◆ **STATED GOAL**:
Set down exactly the lines in the records below that run from the line with "Write the Apache ECharts code for this chart." to the line with "const rightDisagree = [12, 17, 14];", inclusive, and nothing more.

Stored data entries
::::::::

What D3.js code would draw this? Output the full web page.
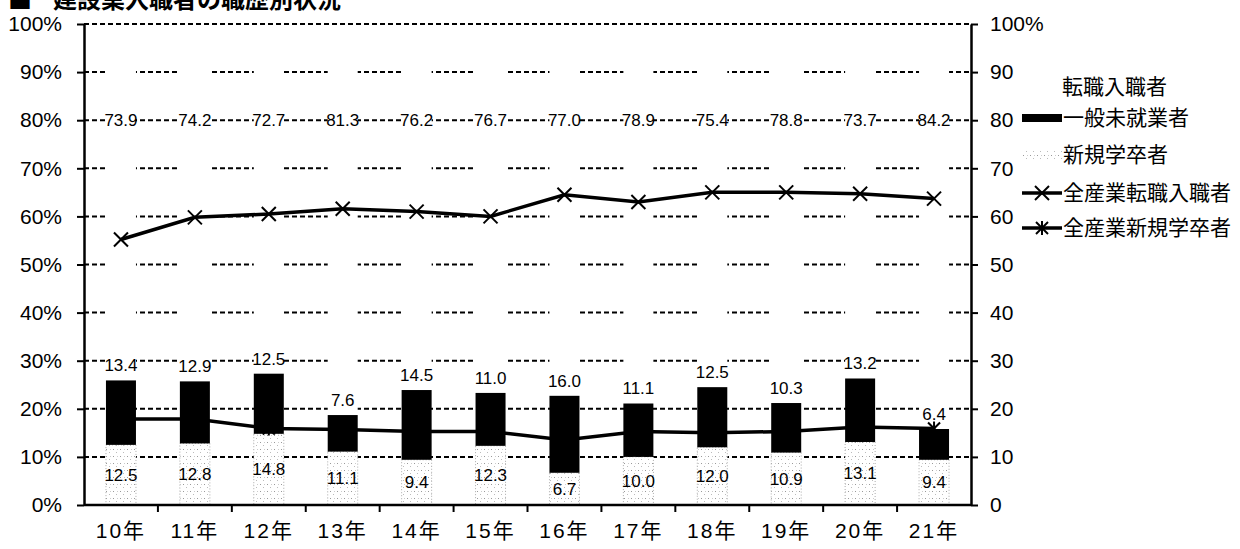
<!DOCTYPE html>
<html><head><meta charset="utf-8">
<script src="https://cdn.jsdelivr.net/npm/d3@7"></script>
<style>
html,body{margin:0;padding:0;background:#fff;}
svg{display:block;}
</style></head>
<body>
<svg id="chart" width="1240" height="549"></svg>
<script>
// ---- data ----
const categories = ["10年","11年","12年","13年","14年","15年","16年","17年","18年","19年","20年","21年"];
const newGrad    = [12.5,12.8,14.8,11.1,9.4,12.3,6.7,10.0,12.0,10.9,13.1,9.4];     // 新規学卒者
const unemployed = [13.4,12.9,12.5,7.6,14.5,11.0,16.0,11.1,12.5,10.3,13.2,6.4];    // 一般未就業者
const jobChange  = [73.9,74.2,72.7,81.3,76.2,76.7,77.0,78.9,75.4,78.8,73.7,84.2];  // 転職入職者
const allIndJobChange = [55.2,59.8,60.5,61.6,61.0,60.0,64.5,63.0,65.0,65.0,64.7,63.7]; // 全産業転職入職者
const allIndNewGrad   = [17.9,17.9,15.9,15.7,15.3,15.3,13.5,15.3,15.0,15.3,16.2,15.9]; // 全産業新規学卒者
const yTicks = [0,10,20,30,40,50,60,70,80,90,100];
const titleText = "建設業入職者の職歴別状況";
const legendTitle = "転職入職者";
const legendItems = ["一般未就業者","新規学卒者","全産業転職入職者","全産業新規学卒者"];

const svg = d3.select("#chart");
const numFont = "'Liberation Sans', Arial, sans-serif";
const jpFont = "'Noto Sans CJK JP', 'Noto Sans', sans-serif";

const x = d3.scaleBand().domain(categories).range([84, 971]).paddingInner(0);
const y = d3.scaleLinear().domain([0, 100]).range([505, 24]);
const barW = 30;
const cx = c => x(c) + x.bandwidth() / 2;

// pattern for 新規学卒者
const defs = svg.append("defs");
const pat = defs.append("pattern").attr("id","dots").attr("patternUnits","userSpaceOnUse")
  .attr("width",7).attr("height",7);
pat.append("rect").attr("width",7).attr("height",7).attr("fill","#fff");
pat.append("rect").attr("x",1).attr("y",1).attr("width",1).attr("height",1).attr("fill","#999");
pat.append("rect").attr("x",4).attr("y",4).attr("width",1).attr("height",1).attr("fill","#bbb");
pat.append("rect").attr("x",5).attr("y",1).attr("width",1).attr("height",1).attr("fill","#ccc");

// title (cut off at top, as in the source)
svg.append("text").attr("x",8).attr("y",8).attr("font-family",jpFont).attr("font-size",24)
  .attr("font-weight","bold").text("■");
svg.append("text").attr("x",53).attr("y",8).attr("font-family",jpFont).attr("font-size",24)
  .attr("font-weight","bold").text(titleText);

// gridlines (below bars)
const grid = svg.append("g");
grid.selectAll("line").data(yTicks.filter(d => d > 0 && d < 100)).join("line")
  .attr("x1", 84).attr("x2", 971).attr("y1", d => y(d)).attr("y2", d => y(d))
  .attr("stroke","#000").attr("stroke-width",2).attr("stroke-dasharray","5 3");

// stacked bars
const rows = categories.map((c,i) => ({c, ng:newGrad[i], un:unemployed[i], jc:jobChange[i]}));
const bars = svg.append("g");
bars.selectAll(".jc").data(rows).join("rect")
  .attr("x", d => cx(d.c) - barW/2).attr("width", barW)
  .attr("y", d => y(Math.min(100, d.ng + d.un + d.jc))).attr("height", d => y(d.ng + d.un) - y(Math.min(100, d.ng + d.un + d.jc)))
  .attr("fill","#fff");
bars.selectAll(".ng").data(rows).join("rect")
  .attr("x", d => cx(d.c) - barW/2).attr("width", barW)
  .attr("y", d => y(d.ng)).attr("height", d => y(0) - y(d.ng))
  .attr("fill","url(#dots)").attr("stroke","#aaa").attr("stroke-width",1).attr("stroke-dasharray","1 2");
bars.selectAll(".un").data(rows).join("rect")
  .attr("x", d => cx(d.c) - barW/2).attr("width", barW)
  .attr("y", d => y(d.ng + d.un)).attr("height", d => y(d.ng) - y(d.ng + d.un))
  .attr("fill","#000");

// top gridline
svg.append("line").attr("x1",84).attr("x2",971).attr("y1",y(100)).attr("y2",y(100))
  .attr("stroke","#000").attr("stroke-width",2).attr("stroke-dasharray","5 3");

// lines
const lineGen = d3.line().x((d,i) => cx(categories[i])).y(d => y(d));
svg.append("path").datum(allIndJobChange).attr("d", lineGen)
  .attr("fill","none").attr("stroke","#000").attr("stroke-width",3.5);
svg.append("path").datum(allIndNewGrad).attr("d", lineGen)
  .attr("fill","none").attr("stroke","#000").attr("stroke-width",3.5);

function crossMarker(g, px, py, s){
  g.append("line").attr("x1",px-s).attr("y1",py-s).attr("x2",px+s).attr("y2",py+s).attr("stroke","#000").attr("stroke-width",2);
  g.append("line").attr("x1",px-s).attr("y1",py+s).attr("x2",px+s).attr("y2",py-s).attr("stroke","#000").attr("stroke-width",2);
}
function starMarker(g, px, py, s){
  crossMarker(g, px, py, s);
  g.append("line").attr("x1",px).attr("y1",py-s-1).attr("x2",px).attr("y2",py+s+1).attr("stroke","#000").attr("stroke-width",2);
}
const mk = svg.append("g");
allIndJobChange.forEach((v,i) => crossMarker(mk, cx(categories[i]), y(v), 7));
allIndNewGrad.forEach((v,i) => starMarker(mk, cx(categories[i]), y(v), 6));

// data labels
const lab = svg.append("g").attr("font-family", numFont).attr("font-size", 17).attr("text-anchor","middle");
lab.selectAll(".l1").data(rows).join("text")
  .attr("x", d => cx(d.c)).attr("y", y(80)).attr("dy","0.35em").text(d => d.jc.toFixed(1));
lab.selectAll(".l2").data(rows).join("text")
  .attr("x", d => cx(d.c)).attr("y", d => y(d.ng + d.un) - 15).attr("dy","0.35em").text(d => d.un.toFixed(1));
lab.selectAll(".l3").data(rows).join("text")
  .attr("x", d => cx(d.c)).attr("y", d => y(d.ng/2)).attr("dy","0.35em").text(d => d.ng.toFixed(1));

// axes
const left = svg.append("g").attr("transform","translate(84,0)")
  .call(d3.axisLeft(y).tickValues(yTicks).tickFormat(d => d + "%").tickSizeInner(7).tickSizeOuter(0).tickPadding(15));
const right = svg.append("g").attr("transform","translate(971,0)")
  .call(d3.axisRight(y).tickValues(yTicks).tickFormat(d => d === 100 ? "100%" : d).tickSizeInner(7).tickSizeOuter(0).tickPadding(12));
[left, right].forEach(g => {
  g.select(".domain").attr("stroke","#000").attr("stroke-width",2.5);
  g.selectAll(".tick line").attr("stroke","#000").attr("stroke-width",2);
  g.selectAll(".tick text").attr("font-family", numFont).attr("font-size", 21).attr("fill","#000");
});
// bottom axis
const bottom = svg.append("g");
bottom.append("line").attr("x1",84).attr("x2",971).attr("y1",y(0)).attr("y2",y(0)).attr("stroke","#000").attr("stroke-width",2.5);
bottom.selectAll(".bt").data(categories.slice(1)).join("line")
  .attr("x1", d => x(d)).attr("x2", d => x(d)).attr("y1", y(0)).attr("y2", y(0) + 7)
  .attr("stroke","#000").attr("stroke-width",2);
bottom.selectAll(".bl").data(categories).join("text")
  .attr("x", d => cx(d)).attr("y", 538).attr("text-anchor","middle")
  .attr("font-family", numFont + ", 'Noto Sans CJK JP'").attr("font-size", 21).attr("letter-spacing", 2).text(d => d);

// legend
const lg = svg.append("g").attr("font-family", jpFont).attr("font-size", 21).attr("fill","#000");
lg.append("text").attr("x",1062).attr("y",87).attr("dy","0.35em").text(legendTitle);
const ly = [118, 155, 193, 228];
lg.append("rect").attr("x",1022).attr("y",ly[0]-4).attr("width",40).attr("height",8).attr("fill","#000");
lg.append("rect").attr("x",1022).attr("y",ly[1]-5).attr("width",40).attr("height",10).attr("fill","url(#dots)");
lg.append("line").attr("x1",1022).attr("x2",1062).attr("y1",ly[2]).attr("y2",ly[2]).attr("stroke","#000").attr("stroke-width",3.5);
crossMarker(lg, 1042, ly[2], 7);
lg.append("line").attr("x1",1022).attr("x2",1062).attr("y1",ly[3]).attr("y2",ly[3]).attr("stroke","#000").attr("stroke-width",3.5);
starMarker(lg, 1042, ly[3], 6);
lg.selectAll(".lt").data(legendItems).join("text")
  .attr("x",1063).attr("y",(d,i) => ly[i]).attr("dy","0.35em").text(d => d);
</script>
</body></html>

::::::::

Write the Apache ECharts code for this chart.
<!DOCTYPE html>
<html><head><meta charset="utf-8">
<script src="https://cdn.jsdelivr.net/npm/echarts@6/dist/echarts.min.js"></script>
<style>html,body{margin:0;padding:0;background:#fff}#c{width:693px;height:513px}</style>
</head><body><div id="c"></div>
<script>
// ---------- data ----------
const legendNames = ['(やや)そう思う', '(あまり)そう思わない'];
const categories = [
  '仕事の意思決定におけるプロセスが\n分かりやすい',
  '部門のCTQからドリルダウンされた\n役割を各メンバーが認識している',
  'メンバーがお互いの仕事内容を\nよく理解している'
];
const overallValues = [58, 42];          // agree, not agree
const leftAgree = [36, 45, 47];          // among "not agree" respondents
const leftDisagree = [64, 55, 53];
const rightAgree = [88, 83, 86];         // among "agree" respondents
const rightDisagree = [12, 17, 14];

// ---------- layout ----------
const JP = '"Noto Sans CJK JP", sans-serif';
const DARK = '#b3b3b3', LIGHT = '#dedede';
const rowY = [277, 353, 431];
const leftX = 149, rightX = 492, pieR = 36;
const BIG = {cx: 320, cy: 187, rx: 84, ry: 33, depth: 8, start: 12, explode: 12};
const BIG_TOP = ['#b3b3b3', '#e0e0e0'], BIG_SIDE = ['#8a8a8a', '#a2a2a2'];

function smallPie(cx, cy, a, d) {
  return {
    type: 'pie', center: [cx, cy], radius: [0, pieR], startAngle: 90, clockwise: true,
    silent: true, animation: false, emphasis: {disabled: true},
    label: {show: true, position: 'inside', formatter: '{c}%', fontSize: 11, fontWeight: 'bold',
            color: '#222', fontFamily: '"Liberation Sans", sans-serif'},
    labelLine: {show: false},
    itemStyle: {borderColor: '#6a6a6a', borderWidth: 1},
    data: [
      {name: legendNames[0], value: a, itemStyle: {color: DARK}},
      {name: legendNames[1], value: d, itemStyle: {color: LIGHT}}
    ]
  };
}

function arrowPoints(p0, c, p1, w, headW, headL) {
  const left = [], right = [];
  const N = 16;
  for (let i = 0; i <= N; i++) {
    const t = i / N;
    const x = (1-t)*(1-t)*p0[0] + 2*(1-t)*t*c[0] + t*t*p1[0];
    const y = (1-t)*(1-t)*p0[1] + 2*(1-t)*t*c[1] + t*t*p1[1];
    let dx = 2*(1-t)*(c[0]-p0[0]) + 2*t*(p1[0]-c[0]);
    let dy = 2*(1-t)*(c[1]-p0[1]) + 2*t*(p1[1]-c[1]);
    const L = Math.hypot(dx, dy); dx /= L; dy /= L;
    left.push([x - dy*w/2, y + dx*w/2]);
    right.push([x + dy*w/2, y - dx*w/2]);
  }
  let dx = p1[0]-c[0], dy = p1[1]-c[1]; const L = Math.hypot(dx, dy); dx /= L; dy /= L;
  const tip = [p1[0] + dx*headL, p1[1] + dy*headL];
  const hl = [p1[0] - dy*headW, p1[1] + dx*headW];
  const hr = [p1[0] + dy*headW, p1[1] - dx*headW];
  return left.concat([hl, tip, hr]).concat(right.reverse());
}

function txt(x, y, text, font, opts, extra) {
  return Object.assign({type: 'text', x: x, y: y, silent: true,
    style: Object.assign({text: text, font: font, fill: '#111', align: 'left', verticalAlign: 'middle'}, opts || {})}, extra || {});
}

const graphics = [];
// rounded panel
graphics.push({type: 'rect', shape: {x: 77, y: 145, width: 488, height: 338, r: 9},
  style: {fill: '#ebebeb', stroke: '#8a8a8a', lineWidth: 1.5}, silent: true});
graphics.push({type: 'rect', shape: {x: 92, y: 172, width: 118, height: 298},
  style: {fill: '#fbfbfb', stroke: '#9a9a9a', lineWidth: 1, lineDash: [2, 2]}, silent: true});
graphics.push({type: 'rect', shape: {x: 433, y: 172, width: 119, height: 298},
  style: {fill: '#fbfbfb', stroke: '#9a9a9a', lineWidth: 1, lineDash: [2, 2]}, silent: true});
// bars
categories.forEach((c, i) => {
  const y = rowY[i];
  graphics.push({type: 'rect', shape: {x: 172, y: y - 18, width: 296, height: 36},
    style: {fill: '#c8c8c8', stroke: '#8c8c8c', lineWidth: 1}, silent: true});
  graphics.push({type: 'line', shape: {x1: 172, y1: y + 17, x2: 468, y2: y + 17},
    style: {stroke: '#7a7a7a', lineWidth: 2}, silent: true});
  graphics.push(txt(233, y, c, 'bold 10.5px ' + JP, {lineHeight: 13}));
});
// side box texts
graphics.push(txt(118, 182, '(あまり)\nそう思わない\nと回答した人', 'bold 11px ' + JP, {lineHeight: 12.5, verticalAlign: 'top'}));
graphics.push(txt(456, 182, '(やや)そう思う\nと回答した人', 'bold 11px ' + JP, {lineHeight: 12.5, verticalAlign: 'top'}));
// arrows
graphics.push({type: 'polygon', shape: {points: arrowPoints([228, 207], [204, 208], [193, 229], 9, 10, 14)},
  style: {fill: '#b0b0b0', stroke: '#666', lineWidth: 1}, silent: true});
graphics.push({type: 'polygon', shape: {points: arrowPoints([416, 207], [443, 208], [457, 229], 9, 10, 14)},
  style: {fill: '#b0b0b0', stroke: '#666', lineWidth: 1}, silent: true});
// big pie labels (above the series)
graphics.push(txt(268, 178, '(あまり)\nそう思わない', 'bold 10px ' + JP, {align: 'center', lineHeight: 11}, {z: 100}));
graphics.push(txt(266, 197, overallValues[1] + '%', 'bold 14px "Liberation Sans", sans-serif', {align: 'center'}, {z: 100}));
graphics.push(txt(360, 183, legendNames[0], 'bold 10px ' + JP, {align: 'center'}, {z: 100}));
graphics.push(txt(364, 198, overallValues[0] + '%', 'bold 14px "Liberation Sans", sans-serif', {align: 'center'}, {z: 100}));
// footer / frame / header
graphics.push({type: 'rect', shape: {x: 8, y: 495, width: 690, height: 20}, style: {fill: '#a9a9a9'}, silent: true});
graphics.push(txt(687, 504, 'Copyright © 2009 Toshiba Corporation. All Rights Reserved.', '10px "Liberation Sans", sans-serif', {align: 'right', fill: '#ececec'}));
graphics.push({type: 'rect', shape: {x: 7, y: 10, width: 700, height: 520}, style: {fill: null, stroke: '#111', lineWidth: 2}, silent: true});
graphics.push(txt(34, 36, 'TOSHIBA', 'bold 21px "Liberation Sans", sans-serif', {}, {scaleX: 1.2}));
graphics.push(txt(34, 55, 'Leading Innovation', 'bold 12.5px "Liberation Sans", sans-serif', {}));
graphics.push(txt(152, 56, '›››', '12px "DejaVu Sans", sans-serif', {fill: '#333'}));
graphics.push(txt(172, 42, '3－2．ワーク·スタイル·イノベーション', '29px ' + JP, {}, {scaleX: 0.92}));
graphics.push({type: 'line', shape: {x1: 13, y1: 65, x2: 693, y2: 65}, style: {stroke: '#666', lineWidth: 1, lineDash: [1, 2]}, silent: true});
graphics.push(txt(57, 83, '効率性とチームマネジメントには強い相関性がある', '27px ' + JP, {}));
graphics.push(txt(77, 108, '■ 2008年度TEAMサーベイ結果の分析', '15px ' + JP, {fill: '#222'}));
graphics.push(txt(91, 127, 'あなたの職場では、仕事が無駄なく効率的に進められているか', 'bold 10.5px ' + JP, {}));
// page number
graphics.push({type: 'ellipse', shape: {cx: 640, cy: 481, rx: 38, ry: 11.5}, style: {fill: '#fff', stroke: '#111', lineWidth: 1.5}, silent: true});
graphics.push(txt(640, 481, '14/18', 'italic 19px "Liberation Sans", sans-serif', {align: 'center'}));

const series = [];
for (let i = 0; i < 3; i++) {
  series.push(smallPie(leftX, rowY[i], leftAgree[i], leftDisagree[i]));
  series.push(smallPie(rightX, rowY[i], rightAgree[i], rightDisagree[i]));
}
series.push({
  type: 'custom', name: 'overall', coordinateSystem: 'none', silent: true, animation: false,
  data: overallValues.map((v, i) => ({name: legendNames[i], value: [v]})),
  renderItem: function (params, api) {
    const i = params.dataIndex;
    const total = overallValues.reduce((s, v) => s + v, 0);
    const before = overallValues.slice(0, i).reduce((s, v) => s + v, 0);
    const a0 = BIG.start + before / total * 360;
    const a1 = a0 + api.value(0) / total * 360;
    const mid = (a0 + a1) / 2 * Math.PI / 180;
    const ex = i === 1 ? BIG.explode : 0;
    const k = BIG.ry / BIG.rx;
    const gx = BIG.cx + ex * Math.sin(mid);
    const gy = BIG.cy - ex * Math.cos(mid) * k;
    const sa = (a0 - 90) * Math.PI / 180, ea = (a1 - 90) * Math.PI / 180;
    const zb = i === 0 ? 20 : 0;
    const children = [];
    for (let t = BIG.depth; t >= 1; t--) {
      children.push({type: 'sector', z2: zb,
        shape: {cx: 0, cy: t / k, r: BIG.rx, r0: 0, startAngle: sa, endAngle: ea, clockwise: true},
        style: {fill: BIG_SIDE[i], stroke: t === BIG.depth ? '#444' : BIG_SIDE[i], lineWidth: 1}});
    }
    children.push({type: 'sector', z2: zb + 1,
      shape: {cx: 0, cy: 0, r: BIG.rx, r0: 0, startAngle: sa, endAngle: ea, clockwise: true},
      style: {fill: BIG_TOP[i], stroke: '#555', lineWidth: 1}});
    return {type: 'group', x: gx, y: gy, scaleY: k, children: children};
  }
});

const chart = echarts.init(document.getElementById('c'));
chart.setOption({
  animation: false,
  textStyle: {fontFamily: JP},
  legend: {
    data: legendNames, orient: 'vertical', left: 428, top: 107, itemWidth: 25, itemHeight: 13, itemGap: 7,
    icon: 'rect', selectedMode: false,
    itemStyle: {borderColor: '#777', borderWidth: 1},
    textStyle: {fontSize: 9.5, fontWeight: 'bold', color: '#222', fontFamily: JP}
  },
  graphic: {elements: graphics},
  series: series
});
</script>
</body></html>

::::::::

◆ **FINAL ANSWER**:
Write the Apache ECharts code for this chart.
<!DOCTYPE html>
<html><head><meta charset="utf-8">
<script src="https://cdn.jsdelivr.net/npm/echarts@6/dist/echarts.min.js"></script>
<style>html,body{margin:0;padding:0;background:#fff}#c{width:693px;height:513px}</style>
</head><body><div id="c"></div>
<script>
// ---------- data ----------
const legendNames = ['(やや)そう思う', '(あまり)そう思わない'];
const categories = [
  '仕事の意思決定におけるプロセスが\n分かりやすい',
  '部門のCTQからドリルダウンされた\n役割を各メンバーが認識している',
  'メンバーがお互いの仕事内容を\nよく理解している'
];
const overallValues = [58, 42];          // agree, not agree
const leftAgree = [36, 45, 47];          // among "not agree" respondents
const leftDisagree = [64, 55, 53];
const rightAgree = [88, 83, 86];         // among "agree" respondents
const rightDisagree = [12, 17, 14];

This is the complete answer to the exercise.